Beyond a crushing blow to morale in Berlin, a defeat could make it even harder for Merkel to pass legislation in the Bundesrat upper house of parliament and prompt fresh calls for her to shore up her rightist credentials.
"Losing power in Baden-Wuerttemberg would be the worst defeat yet for Merkel as party leader," wrote the weekly Die Zeit.
Recent campaigning in the state has been dominated by the nuclear catastrophe in Japan, where officials Sunday discovered high radiation levels in water leaked from a stricken reactor at the Fukushima plant.
Calling Japan's crisis a "turning point", Merkel suspended for three months an earlier decision to extend the lifetime of Germany's nuclear reactors. Four of them are based in Baden-Wuerttemberg.
She also temporarily shut off the seven oldest reactors pending a safety review.
Nuclear power is unpopular in Germany, but polls indicated that voters saw Merkel's zigzagging as an electoral ploy: it has cost her support while boosting the anti-nuclear Green party.
An Emnid poll Sunday in the Bild am Sonntag suggested the Greens were flying high at a national level, gaining two percentage points to 20 percent.
The CDU was unchanged at 34 percent but the FDP fell to four percent.
"The CDU thought that a state which is doing so well could not be lost, but Mappus might just manage it," the centre-left daily Sueddeutsche Zeitung said.
"People's fear of nuclear power is at the core of Mappus' fear of defeat."
Also up for grabs Sunday is Rhineland-Palatinate, where the Social Democrats risk ceding their absolute majority and may form a coalition with the Greens.
The FDP, meanwhile, could fail to clear the five-percent hurdle for representation.
Adding to the pressure, tens of thousands of Germans hit the streets Saturday in four major cities to protest the government's nuclear policy.

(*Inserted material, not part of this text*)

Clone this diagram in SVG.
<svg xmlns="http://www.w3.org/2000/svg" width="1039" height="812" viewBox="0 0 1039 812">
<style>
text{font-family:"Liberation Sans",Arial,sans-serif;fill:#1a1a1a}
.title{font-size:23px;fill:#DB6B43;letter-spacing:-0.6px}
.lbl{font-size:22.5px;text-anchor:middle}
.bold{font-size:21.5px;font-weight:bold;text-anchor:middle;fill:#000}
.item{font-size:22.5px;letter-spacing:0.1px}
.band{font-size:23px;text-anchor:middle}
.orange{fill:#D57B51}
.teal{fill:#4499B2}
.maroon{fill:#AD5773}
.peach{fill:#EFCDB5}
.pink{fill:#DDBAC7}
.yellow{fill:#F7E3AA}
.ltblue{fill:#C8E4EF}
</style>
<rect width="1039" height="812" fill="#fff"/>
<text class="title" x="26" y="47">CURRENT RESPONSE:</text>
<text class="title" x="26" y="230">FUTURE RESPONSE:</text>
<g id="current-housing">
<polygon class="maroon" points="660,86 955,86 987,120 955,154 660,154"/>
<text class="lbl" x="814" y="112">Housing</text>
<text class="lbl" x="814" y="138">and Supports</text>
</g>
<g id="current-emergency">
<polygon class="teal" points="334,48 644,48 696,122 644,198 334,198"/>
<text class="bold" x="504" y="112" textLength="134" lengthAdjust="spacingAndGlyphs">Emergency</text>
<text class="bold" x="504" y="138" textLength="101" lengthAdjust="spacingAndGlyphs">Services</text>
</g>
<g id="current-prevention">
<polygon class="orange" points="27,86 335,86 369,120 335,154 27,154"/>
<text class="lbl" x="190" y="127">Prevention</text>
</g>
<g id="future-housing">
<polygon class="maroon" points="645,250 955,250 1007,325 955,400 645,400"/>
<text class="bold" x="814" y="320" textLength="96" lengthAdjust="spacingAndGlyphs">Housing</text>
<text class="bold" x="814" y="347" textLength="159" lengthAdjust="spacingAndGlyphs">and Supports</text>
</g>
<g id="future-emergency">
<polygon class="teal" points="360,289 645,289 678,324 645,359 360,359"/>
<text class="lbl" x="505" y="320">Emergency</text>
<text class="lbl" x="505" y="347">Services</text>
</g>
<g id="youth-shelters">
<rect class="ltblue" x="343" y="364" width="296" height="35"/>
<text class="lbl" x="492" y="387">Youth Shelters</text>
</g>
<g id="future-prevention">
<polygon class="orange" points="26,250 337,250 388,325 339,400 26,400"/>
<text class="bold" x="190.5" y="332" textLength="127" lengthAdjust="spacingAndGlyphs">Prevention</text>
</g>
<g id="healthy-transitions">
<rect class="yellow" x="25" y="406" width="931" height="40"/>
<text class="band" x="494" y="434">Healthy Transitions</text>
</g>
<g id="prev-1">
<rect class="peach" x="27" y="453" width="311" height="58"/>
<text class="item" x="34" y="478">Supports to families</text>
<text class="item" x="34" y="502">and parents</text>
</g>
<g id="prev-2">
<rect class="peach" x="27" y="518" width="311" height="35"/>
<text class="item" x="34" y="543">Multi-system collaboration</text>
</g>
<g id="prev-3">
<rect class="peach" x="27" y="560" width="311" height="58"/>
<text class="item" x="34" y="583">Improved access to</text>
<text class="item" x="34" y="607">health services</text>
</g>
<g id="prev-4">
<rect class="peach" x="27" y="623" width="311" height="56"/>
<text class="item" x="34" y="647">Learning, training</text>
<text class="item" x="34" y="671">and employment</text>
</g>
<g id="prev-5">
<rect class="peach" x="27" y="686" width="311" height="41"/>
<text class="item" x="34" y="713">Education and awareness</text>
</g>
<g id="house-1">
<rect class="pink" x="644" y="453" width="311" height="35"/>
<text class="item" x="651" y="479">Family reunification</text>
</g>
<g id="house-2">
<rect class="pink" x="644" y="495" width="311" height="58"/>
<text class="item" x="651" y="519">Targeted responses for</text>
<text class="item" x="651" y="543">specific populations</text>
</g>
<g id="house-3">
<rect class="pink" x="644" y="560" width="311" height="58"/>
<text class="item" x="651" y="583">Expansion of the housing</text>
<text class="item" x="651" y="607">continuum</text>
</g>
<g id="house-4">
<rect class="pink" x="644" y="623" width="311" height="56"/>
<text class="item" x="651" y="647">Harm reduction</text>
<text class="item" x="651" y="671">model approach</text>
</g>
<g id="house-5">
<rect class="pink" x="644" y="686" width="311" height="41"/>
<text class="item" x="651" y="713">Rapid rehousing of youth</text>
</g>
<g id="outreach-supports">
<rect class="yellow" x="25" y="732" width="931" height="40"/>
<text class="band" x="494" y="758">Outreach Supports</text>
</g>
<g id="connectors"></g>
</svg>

Organisers said as many as 250,000 took part.
In addition to the nuclear climb-down, conservatives have frowned on Berlin's abstention from a UN Security Council vote to create a no-fly zone in Libya, in a historic break with Western allies.

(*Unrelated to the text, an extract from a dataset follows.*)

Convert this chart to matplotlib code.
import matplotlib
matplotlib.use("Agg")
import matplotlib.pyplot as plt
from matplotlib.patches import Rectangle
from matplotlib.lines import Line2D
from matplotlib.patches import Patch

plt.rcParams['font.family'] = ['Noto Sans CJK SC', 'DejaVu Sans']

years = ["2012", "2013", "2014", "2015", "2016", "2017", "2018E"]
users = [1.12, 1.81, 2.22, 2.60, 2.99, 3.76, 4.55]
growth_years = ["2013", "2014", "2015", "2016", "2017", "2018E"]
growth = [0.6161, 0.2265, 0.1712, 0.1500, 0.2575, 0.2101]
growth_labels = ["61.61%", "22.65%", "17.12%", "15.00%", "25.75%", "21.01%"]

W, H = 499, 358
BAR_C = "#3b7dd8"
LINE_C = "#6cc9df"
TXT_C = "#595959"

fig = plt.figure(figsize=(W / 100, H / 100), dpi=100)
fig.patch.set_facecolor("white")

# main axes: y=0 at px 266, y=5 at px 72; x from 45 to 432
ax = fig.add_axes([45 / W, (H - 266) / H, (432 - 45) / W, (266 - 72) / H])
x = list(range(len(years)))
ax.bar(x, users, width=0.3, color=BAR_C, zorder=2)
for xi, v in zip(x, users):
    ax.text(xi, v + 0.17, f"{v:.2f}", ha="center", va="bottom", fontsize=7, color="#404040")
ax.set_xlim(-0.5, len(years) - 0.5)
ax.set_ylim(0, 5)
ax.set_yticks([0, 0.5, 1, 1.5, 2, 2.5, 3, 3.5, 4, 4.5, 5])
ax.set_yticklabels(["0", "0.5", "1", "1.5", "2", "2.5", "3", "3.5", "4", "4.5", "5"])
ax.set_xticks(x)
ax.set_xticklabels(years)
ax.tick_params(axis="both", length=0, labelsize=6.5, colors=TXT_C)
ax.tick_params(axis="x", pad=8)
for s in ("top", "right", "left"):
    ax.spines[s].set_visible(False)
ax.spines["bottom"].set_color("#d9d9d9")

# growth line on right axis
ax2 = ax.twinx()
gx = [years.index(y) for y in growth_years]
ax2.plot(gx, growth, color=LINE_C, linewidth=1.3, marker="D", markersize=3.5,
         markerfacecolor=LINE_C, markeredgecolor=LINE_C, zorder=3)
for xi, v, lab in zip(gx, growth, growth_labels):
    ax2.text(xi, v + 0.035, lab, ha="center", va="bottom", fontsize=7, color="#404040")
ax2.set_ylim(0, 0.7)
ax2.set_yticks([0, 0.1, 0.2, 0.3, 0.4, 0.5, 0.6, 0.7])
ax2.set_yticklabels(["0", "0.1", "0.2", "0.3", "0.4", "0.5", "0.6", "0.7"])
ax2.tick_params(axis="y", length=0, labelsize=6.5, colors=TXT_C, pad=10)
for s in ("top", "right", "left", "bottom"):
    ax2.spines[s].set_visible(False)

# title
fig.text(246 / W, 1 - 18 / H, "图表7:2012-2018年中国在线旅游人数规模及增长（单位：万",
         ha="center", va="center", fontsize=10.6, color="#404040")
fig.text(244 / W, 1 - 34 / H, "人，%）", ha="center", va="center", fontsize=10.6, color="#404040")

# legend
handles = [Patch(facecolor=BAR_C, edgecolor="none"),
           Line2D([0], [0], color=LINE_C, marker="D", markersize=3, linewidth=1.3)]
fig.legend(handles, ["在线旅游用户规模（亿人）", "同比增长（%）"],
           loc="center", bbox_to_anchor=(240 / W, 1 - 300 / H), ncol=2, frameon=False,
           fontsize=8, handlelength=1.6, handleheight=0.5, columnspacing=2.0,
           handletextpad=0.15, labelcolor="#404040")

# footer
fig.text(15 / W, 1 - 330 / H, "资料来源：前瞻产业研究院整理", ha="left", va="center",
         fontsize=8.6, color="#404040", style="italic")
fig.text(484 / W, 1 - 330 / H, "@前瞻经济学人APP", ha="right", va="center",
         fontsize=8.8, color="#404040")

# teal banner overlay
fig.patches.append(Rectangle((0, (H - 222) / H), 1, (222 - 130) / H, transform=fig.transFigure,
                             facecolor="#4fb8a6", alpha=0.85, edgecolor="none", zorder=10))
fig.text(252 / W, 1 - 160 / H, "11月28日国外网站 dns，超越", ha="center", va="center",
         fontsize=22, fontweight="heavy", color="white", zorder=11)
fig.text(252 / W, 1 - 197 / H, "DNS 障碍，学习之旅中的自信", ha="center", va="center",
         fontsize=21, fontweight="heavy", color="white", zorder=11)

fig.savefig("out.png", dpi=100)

Critics saw the move as another sign of pandering, this time to a strong pacifist streak in the German electorate.
Finally, the media savaged Merkel for agreeing at an EU summit Thursday to commit to a giant new eurozone rescue fund.
"The old promise that 'we won't pay for the others' has been broken once again," the top-selling Bild newspaper wrote.
Some 10.8 million people are eligible to vote in the two states.
Polls opened at 0600 GMT and will close at 1600 GMT, with preliminary results due soon after.